Task to carry out:
In your copy, leave out the pictures; write out all the data exactly.

Data excerpt:
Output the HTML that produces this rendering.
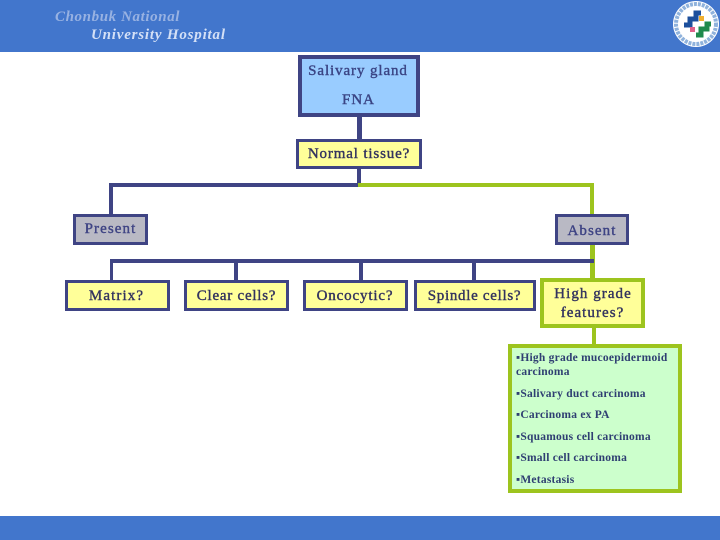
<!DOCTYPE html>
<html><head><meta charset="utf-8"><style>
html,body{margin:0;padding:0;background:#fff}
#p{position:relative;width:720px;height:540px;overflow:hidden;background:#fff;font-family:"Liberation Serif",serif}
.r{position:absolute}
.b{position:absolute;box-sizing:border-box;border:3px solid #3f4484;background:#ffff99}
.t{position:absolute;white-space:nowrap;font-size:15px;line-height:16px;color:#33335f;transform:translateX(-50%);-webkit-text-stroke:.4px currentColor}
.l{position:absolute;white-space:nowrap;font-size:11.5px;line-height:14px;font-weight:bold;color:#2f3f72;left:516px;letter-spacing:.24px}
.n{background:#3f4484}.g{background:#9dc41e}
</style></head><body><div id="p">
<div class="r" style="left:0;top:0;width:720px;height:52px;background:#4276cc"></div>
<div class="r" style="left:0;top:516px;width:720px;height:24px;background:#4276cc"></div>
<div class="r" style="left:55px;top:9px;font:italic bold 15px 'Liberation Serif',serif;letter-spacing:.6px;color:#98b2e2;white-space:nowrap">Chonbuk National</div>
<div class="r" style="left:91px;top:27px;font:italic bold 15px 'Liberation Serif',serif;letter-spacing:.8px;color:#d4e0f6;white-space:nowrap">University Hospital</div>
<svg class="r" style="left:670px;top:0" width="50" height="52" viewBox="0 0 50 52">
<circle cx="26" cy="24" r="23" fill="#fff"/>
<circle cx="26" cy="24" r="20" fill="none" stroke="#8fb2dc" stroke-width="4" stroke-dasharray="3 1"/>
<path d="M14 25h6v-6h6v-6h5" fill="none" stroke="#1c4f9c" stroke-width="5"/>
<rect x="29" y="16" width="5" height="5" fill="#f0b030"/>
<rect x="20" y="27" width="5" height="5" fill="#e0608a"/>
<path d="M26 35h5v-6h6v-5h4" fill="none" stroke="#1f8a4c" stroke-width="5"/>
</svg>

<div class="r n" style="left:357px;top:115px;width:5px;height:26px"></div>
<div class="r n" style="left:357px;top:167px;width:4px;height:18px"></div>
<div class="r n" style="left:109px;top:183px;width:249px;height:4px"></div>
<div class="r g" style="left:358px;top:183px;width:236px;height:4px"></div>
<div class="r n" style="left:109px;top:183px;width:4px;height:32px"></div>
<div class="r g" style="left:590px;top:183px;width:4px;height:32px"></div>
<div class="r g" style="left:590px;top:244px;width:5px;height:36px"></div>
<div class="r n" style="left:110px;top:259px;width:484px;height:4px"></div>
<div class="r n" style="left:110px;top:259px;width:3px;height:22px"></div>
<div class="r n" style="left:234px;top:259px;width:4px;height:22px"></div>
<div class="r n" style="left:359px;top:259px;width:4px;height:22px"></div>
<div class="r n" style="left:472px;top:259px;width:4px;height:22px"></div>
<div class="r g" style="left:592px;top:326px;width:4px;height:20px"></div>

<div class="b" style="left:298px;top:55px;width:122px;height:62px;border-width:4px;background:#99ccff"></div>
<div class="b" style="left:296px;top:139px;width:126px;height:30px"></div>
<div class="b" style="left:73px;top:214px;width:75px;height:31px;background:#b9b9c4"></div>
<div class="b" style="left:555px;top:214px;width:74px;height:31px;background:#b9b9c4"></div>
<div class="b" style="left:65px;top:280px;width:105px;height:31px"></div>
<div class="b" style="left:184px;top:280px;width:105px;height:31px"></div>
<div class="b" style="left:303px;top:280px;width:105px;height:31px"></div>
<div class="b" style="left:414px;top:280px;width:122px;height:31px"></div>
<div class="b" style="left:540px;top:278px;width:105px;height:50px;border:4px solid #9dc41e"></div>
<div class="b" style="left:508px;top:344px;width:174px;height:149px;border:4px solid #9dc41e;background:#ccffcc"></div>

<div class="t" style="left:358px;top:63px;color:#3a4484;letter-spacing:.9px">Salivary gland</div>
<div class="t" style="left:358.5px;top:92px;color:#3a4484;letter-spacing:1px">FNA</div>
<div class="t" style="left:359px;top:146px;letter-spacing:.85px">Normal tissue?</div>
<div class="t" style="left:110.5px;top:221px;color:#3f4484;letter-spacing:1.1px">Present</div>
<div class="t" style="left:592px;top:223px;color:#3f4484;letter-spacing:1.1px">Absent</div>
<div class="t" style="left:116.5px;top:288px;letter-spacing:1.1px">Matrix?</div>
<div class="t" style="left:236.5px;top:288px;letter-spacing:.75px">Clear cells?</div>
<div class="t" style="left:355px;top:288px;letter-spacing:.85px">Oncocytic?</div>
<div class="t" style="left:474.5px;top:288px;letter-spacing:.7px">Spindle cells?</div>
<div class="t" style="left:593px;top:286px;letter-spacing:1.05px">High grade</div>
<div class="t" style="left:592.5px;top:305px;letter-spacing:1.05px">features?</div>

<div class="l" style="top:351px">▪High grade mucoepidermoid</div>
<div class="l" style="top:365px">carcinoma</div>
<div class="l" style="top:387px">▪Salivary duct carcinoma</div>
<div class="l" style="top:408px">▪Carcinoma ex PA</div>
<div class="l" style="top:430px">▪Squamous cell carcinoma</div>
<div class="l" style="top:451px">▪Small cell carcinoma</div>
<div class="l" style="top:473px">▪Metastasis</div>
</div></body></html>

Result:
Output the HTML that produces this rendering.
<!DOCTYPE html>
<html><head><meta charset="utf-8"><style>
html,body{margin:0;padding:0;background:#fff}
#p{position:relative;width:720px;height:540px;overflow:hidden;background:#fff;font-family:"Liberation Serif",serif}
.r{position:absolute}
.b{position:absolute;box-sizing:border-box;border:3px solid #3f4484;background:#ffff99}
.t{position:absolute;white-space:nowrap;font-size:15px;line-height:16px;color:#33335f;transform:translateX(-50%);-webkit-text-stroke:.4px currentColor}
.l{position:absolute;white-space:nowrap;font-size:11.5px;line-height:14px;font-weight:bold;color:#2f3f72;left:516px;letter-spacing:.24px}
.n{background:#3f4484}.g{background:#9dc41e}
</style></head><body><div id="p">
<div class="r" style="left:0;top:0;width:720px;height:52px;background:#4276cc"></div>
<div class="r" style="left:0;top:516px;width:720px;height:24px;background:#4276cc"></div>
<div class="r" style="left:55px;top:9px;font:italic bold 15px 'Liberation Serif',serif;letter-spacing:.6px;color:#98b2e2;white-space:nowrap">Chonbuk National</div>
<div class="r" style="left:91px;top:27px;font:italic bold 15px 'Liberation Serif',serif;letter-spacing:.8px;color:#d4e0f6;white-space:nowrap">University Hospital</div>
<svg class="r" style="left:670px;top:0" width="50" height="52" viewBox="0 0 50 52">
<circle cx="26" cy="24" r="23" fill="#fff"/>
<circle cx="26" cy="24" r="20" fill="none" stroke="#8fb2dc" stroke-width="4" stroke-dasharray="3 1"/>
<path d="M14 25h6v-6h6v-6h5" fill="none" stroke="#1c4f9c" stroke-width="5"/>
<rect x="29" y="16" width="5" height="5" fill="#f0b030"/>
<rect x="20" y="27" width="5" height="5" fill="#e0608a"/>
<path d="M26 35h5v-6h6v-5h4" fill="none" stroke="#1f8a4c" stroke-width="5"/>
</svg>

<div class="r n" style="left:357px;top:115px;width:5px;height:26px"></div>
<div class="r n" style="left:357px;top:167px;width:4px;height:18px"></div>
<div class="r n" style="left:109px;top:183px;width:249px;height:4px"></div>
<div class="r g" style="left:358px;top:183px;width:236px;height:4px"></div>
<div class="r n" style="left:109px;top:183px;width:4px;height:32px"></div>
<div class="r g" style="left:590px;top:183px;width:4px;height:32px"></div>
<div class="r g" style="left:590px;top:244px;width:5px;height:36px"></div>
<div class="r n" style="left:110px;top:259px;width:484px;height:4px"></div>
<div class="r n" style="left:110px;top:259px;width:3px;height:22px"></div>
<div class="r n" style="left:234px;top:259px;width:4px;height:22px"></div>
<div class="r n" style="left:359px;top:259px;width:4px;height:22px"></div>
<div class="r n" style="left:472px;top:259px;width:4px;height:22px"></div>
<div class="r g" style="left:592px;top:326px;width:4px;height:20px"></div>

<div class="b" style="left:298px;top:55px;width:122px;height:62px;border-width:4px;background:#99ccff"></div>
<div class="b" style="left:296px;top:139px;width:126px;height:30px"></div>
<div class="b" style="left:73px;top:214px;width:75px;height:31px;background:#b9b9c4"></div>
<div class="b" style="left:555px;top:214px;width:74px;height:31px;background:#b9b9c4"></div>
<div class="b" style="left:65px;top:280px;width:105px;height:31px"></div>
<div class="b" style="left:184px;top:280px;width:105px;height:31px"></div>
<div class="b" style="left:303px;top:280px;width:105px;height:31px"></div>
<div class="b" style="left:414px;top:280px;width:122px;height:31px"></div>
<div class="b" style="left:540px;top:278px;width:105px;height:50px;border:4px solid #9dc41e"></div>
<div class="b" style="left:508px;top:344px;width:174px;height:149px;border:4px solid #9dc41e;background:#ccffcc"></div>

<div class="t" style="left:358px;top:63px;color:#3a4484;letter-spacing:.9px">Salivary gland</div>
<div class="t" style="left:358.5px;top:92px;color:#3a4484;letter-spacing:1px">FNA</div>
<div class="t" style="left:359px;top:146px;letter-spacing:.85px">Normal tissue?</div>
<div class="t" style="left:110.5px;top:221px;color:#3f4484;letter-spacing:1.1px">Present</div>
<div class="t" style="left:592px;top:223px;color:#3f4484;letter-spacing:1.1px">Absent</div>
<div class="t" style="left:116.5px;top:288px;letter-spacing:1.1px">Matrix?</div>
<div class="t" style="left:236.5px;top:288px;letter-spacing:.75px">Clear cells?</div>
<div class="t" style="left:355px;top:288px;letter-spacing:.85px">Oncocytic?</div>
<div class="t" style="left:474.5px;top:288px;letter-spacing:.7px">Spindle cells?</div>
<div class="t" style="left:593px;top:286px;letter-spacing:1.05px">High grade</div>
<div class="t" style="left:592.5px;top:305px;letter-spacing:1.05px">features?</div>

<div class="l" style="top:351px">▪High grade mucoepidermoid</div>
<div class="l" style="top:365px">carcinoma</div>
<div class="l" style="top:387px">▪Salivary duct carcinoma</div>
<div class="l" style="top:408px">▪Carcinoma ex PA</div>
<div class="l" style="top:430px">▪Squamous cell carcinoma</div>
<div class="l" style="top:451px">▪Small cell carcinoma</div>
<div class="l" style="top:473px">▪Metastasis</div>
</div></body></html>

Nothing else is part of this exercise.